Voice of America parent terminates over 600 more staff in likely death knell
The parent agency of Voice of America said on Friday it had issued termination notices to over 639 more staff, completing an 85% decrease in personnel since March and effectively spelling the end of a broadcasting network founded to counter Nazi propaganda.
Kari Lake, senior adviser to the U.S. Agency for Global Media, said the staff reduction meant 1,400 positions had been eliminated as part of U.S. President Donald Trump's agenda to cut staffing at the agency to a statutory minimum.
"Reduction in Force Termination Notices were sent to 639 employees at USAGM and Voice of America, part of a long-overdue effort to dismantle a bloated, unaccountable bureaucracy," Lake said in a statement.
She said the agency had been "riddled with dysfunction, bias, and waste."
Lake said the move meant USAGM now operated near its statutory minimum of 81 employees. She said 250 employees would remain across USAGM, Voice of America, and the Office of Cuba Broadcasting, which transmits news into communist-run Cuba.
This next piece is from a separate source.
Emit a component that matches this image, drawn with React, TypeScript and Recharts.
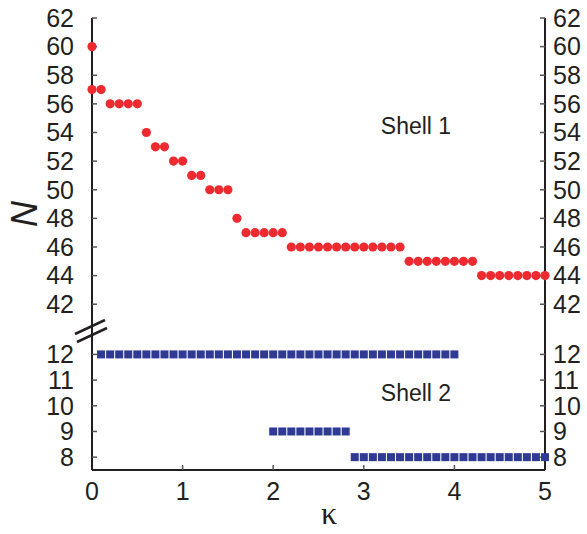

She said none of OCB's 33 employees had been terminated.
The move likely marks an end to VOA, which was founded in 1942 to counter Nazi propaganda, operated in nearly 50 languages and reached 360 million people a week, many living under authoritarian regimes.
In May, nearly 600 VOA contractors were dismissed.
Some Republicans have accused VOA and other publicly funded media outlets of being biased against conservatives, and called for them to be shuttered as part of wider efforts to shrink the government.
Another USAGM station, Radio Free Asia, which has already been reduced to skeleton staffing, said in a staff email on Friday that it was implementing additional furloughs in its human resources, ordinance, journalist security, and research, training and evaluation teams.
Various court cases are in train against the USAGM cuts.